SHORT TASK: No images are to be carried over; print all other material exactly as it stands.

DATA EXTRACT:
****************

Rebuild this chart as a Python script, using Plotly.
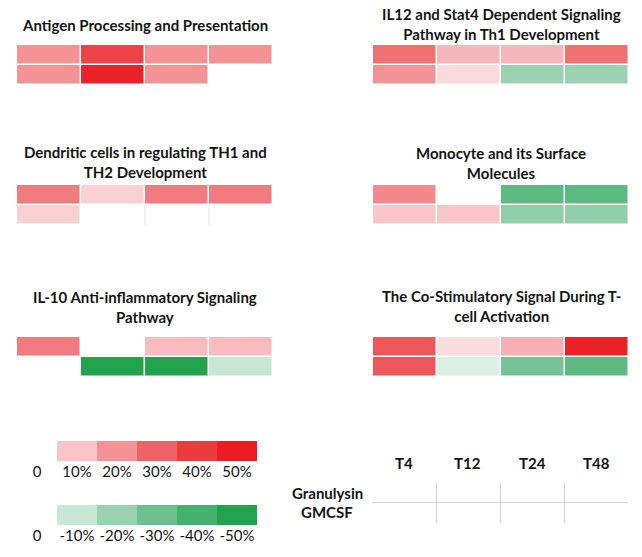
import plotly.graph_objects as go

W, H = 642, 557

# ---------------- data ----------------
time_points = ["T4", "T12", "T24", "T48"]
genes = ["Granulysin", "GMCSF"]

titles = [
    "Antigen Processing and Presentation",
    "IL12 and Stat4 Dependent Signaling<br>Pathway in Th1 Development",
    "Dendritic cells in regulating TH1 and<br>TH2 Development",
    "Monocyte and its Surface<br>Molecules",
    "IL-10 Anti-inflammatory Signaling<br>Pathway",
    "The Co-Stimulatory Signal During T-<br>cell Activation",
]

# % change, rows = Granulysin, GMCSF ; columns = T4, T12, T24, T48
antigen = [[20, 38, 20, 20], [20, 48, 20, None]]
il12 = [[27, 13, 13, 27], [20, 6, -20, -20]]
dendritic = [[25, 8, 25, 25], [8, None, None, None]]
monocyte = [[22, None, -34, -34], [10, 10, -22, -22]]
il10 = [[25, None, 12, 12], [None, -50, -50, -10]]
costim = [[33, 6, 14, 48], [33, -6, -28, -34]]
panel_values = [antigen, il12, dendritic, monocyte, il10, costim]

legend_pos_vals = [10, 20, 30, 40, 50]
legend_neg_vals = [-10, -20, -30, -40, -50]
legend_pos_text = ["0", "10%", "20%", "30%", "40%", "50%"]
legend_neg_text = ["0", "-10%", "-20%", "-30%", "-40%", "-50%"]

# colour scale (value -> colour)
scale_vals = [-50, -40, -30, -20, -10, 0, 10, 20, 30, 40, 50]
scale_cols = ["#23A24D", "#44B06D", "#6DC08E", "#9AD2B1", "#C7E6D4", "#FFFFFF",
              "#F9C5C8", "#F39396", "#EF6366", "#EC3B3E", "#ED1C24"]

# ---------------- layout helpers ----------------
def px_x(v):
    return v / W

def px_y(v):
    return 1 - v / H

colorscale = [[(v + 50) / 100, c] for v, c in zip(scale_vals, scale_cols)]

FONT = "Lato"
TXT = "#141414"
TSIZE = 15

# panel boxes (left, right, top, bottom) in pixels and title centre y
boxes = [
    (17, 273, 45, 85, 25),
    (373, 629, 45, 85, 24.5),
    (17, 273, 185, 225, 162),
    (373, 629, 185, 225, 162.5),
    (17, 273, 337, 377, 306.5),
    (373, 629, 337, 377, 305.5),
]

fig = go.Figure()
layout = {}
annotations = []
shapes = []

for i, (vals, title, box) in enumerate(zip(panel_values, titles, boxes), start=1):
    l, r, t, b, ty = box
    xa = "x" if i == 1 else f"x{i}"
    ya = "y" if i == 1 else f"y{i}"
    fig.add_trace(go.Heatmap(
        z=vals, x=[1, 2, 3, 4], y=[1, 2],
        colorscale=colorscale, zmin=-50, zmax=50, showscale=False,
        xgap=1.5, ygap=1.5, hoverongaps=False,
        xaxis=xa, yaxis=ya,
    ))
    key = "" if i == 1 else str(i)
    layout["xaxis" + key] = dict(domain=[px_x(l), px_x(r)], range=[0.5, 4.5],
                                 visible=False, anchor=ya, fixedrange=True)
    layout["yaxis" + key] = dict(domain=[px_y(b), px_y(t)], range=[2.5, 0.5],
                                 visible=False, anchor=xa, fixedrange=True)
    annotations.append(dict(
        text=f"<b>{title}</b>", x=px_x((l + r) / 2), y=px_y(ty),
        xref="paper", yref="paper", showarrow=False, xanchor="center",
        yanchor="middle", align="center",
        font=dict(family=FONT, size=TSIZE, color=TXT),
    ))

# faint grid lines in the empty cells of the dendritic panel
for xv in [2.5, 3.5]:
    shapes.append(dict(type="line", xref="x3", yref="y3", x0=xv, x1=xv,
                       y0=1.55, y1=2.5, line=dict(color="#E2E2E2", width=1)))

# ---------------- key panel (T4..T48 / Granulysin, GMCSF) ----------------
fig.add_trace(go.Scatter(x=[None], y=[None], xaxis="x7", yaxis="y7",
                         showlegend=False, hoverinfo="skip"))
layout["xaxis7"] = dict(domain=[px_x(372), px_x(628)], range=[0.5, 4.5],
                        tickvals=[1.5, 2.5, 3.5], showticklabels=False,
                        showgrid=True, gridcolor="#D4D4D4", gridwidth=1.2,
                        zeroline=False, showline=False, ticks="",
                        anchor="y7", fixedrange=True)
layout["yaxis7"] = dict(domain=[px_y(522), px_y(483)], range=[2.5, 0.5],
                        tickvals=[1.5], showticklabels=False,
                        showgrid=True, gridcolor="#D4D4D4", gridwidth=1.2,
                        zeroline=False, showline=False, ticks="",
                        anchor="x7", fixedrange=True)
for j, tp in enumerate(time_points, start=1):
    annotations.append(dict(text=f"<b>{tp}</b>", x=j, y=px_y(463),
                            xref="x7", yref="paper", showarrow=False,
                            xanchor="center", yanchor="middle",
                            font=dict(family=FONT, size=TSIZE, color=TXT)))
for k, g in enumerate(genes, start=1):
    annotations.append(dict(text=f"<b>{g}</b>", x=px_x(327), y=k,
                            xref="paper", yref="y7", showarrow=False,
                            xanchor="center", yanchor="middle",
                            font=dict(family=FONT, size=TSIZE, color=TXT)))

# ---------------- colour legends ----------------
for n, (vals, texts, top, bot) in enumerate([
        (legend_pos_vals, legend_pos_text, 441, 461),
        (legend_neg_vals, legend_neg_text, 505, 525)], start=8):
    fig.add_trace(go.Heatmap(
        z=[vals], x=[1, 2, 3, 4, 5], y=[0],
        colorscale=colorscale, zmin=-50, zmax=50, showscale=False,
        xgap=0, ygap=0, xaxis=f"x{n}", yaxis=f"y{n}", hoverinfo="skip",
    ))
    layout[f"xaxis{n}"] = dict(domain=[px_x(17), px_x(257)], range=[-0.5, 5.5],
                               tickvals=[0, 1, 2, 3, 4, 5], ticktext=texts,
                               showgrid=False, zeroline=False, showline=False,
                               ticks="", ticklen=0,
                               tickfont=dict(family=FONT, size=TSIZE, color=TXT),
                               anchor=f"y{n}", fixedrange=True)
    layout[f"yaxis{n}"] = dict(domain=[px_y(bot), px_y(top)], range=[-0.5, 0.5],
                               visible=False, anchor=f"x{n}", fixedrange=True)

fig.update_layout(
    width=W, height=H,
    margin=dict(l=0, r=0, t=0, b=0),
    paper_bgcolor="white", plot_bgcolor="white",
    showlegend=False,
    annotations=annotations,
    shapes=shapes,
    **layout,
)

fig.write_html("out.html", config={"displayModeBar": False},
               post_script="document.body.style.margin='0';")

****************

TASK RESULT:
Rebuild this chart as a Python script, using Plotly.
import plotly.graph_objects as go

W, H = 642, 557

# ---------------- data ----------------
time_points = ["T4", "T12", "T24", "T48"]
genes = ["Granulysin", "GMCSF"]

titles = [
    "Antigen Processing and Presentation",
    "IL12 and Stat4 Dependent Signaling<br>Pathway in Th1 Development",
    "Dendritic cells in regulating TH1 and<br>TH2 Development",
    "Monocyte and its Surface<br>Molecules",
    "IL-10 Anti-inflammatory Signaling<br>Pathway",
    "The Co-Stimulatory Signal During T-<br>cell Activation",
]

# % change, rows = Granulysin, GMCSF ; columns = T4, T12, T24, T48
antigen = [[20, 38, 20, 20], [20, 48, 20, None]]
il12 = [[27, 13, 13, 27], [20, 6, -20, -20]]
dendritic = [[25, 8, 25, 25], [8, None, None, None]]
monocyte = [[22, None, -34, -34], [10, 10, -22, -22]]
il10 = [[25, None, 12, 12], [None, -50, -50, -10]]
costim = [[33, 6, 14, 48], [33, -6, -28, -34]]
panel_values = [antigen, il12, dendritic, monocyte, il10, costim]

legend_pos_vals = [10, 20, 30, 40, 50]
legend_neg_vals = [-10, -20, -30, -40, -50]
legend_pos_text = ["0", "10%", "20%", "30%", "40%", "50%"]
legend_neg_text = ["0", "-10%", "-20%", "-30%", "-40%", "-50%"]

# colour scale (value -> colour)
scale_vals = [-50, -40, -30, -20, -10, 0, 10, 20, 30, 40, 50]
scale_cols = ["#23A24D", "#44B06D", "#6DC08E", "#9AD2B1", "#C7E6D4", "#FFFFFF",
              "#F9C5C8", "#F39396", "#EF6366", "#EC3B3E", "#ED1C24"]

# ---------------- layout helpers ----------------
def px_x(v):
    return v / W

def px_y(v):
    return 1 - v / H

colorscale = [[(v + 50) / 100, c] for v, c in zip(scale_vals, scale_cols)]

FONT = "Lato"
TXT = "#141414"
TSIZE = 15

# panel boxes (left, right, top, bottom) in pixels and title centre y
boxes = [
    (17, 273, 45, 85, 25),
    (373, 629, 45, 85, 24.5),
    (17, 273, 185, 225, 162),
    (373, 629, 185, 225, 162.5),
    (17, 273, 337, 377, 306.5),
    (373, 629, 337, 377, 305.5),
]

fig = go.Figure()
layout = {}
annotations = []
shapes = []

for i, (vals, title, box) in enumerate(zip(panel_values, titles, boxes), start=1):
    l, r, t, b, ty = box
    xa = "x" if i == 1 else f"x{i}"
    ya = "y" if i == 1 else f"y{i}"
    fig.add_trace(go.Heatmap(
        z=vals, x=[1, 2, 3, 4], y=[1, 2],
        colorscale=colorscale, zmin=-50, zmax=50, showscale=False,
        xgap=1.5, ygap=1.5, hoverongaps=False,
        xaxis=xa, yaxis=ya,
    ))
    key = "" if i == 1 else str(i)
    layout["xaxis" + key] = dict(domain=[px_x(l), px_x(r)], range=[0.5, 4.5],
                                 visible=False, anchor=ya, fixedrange=True)
    layout["yaxis" + key] = dict(domain=[px_y(b), px_y(t)], range=[2.5, 0.5],
                                 visible=False, anchor=xa, fixedrange=True)
    annotations.append(dict(
        text=f"<b>{title}</b>", x=px_x((l + r) / 2), y=px_y(ty),
        xref="paper", yref="paper", showarrow=False, xanchor="center",
        yanchor="middle", align="center",
        font=dict(family=FONT, size=TSIZE, color=TXT),
    ))

# faint grid lines in the empty cells of the dendritic panel
for xv in [2.5, 3.5]:
    shapes.append(dict(type="line", xref="x3", yref="y3", x0=xv, x1=xv,
                       y0=1.55, y1=2.5, line=dict(color="#E2E2E2", width=1)))

# ---------------- key panel (T4..T48 / Granulysin, GMCSF) ----------------
fig.add_trace(go.Scatter(x=[None], y=[None], xaxis="x7", yaxis="y7",
                         showlegend=False, hoverinfo="skip"))
layout["xaxis7"] = dict(domain=[px_x(372), px_x(628)], range=[0.5, 4.5],
                        tickvals=[1.5, 2.5, 3.5], showticklabels=False,
                        showgrid=True, gridcolor="#D4D4D4", gridwidth=1.2,
                        zeroline=False, showline=False, ticks="",
                        anchor="y7", fixedrange=True)
layout["yaxis7"] = dict(domain=[px_y(522), px_y(483)], range=[2.5, 0.5],
                        tickvals=[1.5], showticklabels=False,
                        showgrid=True, gridcolor="#D4D4D4", gridwidth=1.2,
                        zeroline=False, showline=False, ticks="",
                        anchor="x7", fixedrange=True)
for j, tp in enumerate(time_points, start=1):
    annotations.append(dict(text=f"<b>{tp}</b>", x=j, y=px_y(463),
                            xref="x7", yref="paper", showarrow=False,
                            xanchor="center", yanchor="middle",
                            font=dict(family=FONT, size=TSIZE, color=TXT)))
for k, g in enumerate(genes, start=1):
    annotations.append(dict(text=f"<b>{g}</b>", x=px_x(327), y=k,
                            xref="paper", yref="y7", showarrow=False,
                            xanchor="center", yanchor="middle",
                            font=dict(family=FONT, size=TSIZE, color=TXT)))

# ---------------- colour legends ----------------
for n, (vals, texts, top, bot) in enumerate([
        (legend_pos_vals, legend_pos_text, 441, 461),
        (legend_neg_vals, legend_neg_text, 505, 525)], start=8):
    fig.add_trace(go.Heatmap(
        z=[vals], x=[1, 2, 3, 4, 5], y=[0],
        colorscale=colorscale, zmin=-50, zmax=50, showscale=False,
        xgap=0, ygap=0, xaxis=f"x{n}", yaxis=f"y{n}", hoverinfo="skip",
    ))
    layout[f"xaxis{n}"] = dict(domain=[px_x(17), px_x(257)], range=[-0.5, 5.5],
                               tickvals=[0, 1, 2, 3, 4, 5], ticktext=texts,
                               showgrid=False, zeroline=False, showline=False,
                               ticks="", ticklen=0,
                               tickfont=dict(family=FONT, size=TSIZE, color=TXT),
                               anchor=f"y{n}", fixedrange=True)
    layout[f"yaxis{n}"] = dict(domain=[px_y(bot), px_y(top)], range=[-0.5, 0.5],
                               visible=False, anchor=f"x{n}", fixedrange=True)

fig.update_layout(
    width=W, height=H,
    margin=dict(l=0, r=0, t=0, b=0),
    paper_bgcolor="white", plot_bgcolor="white",
    showlegend=False,
    annotations=annotations,
    shapes=shapes,
    **layout,
)

fig.write_html("out.html", config={"displayModeBar": False},
               post_script="document.body.style.margin='0';")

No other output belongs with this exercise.